**Data**
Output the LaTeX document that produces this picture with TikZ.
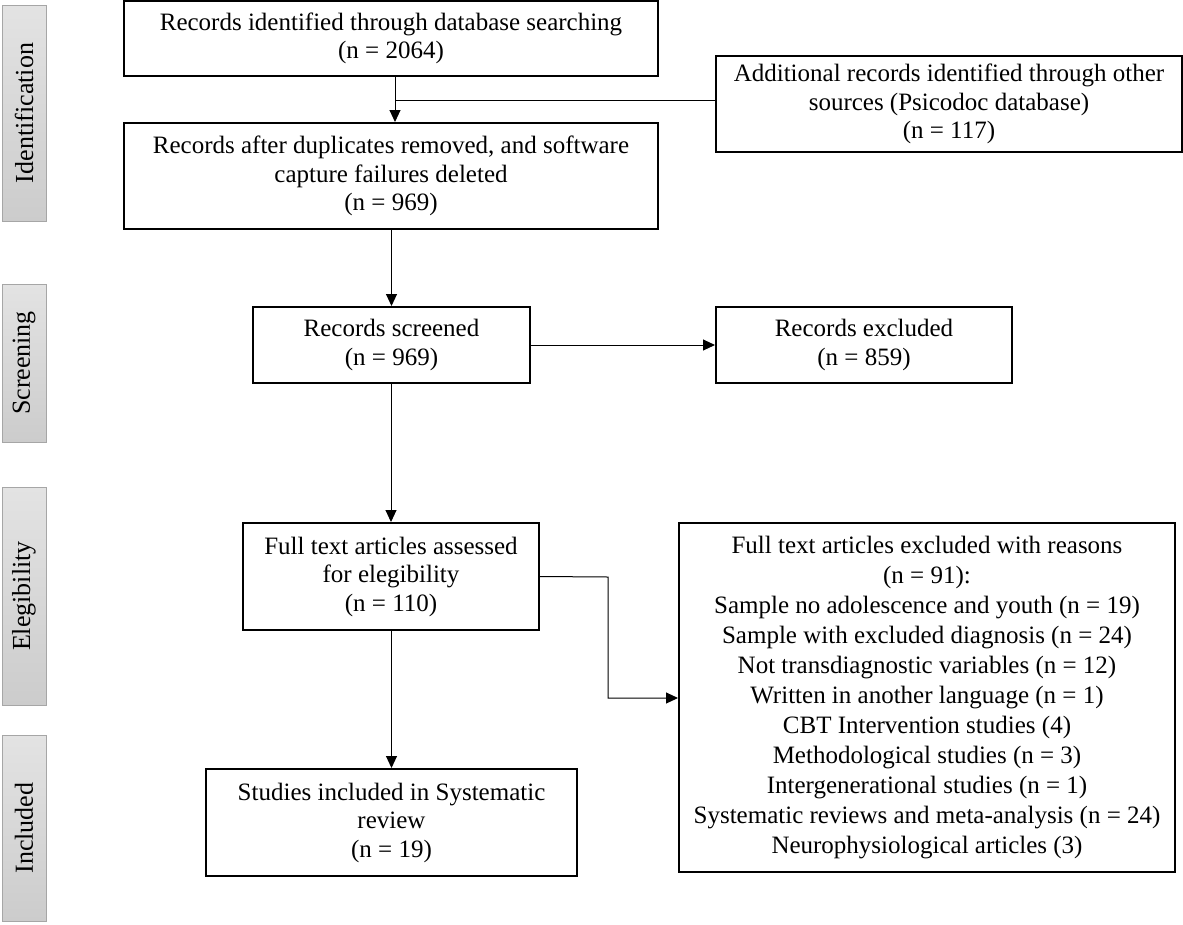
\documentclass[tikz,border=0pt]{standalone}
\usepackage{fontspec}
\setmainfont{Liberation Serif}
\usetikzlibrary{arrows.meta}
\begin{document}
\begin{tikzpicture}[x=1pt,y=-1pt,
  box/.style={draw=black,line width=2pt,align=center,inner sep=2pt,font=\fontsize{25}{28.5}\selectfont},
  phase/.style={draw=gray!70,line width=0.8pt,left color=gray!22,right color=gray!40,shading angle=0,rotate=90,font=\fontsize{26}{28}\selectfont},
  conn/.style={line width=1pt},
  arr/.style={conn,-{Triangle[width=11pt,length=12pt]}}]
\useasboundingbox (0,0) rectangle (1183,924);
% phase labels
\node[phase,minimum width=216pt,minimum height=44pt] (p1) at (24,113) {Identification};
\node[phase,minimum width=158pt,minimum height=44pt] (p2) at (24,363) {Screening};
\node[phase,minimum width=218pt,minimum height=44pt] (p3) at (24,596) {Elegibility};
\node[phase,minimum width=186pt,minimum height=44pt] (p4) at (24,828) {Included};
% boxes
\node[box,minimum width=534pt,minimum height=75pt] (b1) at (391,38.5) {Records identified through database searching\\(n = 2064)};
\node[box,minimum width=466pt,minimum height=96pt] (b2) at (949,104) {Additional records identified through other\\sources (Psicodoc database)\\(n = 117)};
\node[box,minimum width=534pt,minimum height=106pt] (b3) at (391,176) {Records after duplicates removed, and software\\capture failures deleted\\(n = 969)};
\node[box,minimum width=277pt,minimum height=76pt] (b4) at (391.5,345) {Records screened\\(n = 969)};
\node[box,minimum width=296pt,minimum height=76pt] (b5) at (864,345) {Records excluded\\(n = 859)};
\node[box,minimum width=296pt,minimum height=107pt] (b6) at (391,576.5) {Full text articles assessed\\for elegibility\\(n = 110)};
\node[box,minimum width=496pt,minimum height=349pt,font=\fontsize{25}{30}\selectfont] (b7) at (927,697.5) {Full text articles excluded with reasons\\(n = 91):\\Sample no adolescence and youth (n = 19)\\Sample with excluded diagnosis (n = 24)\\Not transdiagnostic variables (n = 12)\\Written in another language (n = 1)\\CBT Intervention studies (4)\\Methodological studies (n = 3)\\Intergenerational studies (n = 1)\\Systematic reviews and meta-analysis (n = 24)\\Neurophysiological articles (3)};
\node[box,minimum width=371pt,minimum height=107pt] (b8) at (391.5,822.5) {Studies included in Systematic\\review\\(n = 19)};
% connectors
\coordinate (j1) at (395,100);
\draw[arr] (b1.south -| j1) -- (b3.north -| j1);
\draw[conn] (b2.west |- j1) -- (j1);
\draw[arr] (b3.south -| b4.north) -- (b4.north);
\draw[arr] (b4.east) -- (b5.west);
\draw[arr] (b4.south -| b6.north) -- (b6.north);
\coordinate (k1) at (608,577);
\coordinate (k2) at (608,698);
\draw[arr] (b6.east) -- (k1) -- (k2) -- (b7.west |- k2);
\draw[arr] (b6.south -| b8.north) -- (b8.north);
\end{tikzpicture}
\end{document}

**To be done**
The data should be printed again unchanged; leave its pictures out.

**Solution to this task**
Output the LaTeX document that produces this picture with TikZ.
\documentclass[tikz,border=0pt]{standalone}
\usepackage{fontspec}
\setmainfont{Liberation Serif}
\usetikzlibrary{arrows.meta}
\begin{document}
\begin{tikzpicture}[x=1pt,y=-1pt,
  box/.style={draw=black,line width=2pt,align=center,inner sep=2pt,font=\fontsize{25}{28.5}\selectfont},
  phase/.style={draw=gray!70,line width=0.8pt,left color=gray!22,right color=gray!40,shading angle=0,rotate=90,font=\fontsize{26}{28}\selectfont},
  conn/.style={line width=1pt},
  arr/.style={conn,-{Triangle[width=11pt,length=12pt]}}]
\useasboundingbox (0,0) rectangle (1183,924);
% phase labels
\node[phase,minimum width=216pt,minimum height=44pt] (p1) at (24,113) {Identification};
\node[phase,minimum width=158pt,minimum height=44pt] (p2) at (24,363) {Screening};
\node[phase,minimum width=218pt,minimum height=44pt] (p3) at (24,596) {Elegibility};
\node[phase,minimum width=186pt,minimum height=44pt] (p4) at (24,828) {Included};
% boxes
\node[box,minimum width=534pt,minimum height=75pt] (b1) at (391,38.5) {Records identified through database searching\\(n = 2064)};
\node[box,minimum width=466pt,minimum height=96pt] (b2) at (949,104) {Additional records identified through other\\sources (Psicodoc database)\\(n = 117)};
\node[box,minimum width=534pt,minimum height=106pt] (b3) at (391,176) {Records after duplicates removed, and software\\capture failures deleted\\(n = 969)};
\node[box,minimum width=277pt,minimum height=76pt] (b4) at (391.5,345) {Records screened\\(n = 969)};
\node[box,minimum width=296pt,minimum height=76pt] (b5) at (864,345) {Records excluded\\(n = 859)};
\node[box,minimum width=296pt,minimum height=107pt] (b6) at (391,576.5) {Full text articles assessed\\for elegibility\\(n = 110)};
\node[box,minimum width=496pt,minimum height=349pt,font=\fontsize{25}{30}\selectfont] (b7) at (927,697.5) {Full text articles excluded with reasons\\(n = 91):\\Sample no adolescence and youth (n = 19)\\Sample with excluded diagnosis (n = 24)\\Not transdiagnostic variables (n = 12)\\Written in another language (n = 1)\\CBT Intervention studies (4)\\Methodological studies (n = 3)\\Intergenerational studies (n = 1)\\Systematic reviews and meta-analysis (n = 24)\\Neurophysiological articles (3)};
\node[box,minimum width=371pt,minimum height=107pt] (b8) at (391.5,822.5) {Studies included in Systematic\\review\\(n = 19)};
% connectors
\coordinate (j1) at (395,100);
\draw[arr] (b1.south -| j1) -- (b3.north -| j1);
\draw[conn] (b2.west |- j1) -- (j1);
\draw[arr] (b3.south -| b4.north) -- (b4.north);
\draw[arr] (b4.east) -- (b5.west);
\draw[arr] (b4.south -| b6.north) -- (b6.north);
\coordinate (k1) at (608,577);
\coordinate (k2) at (608,698);
\draw[arr] (b6.east) -- (k1) -- (k2) -- (b7.west |- k2);
\draw[arr] (b6.south -| b8.north) -- (b8.north);
\end{tikzpicture}
\end{document}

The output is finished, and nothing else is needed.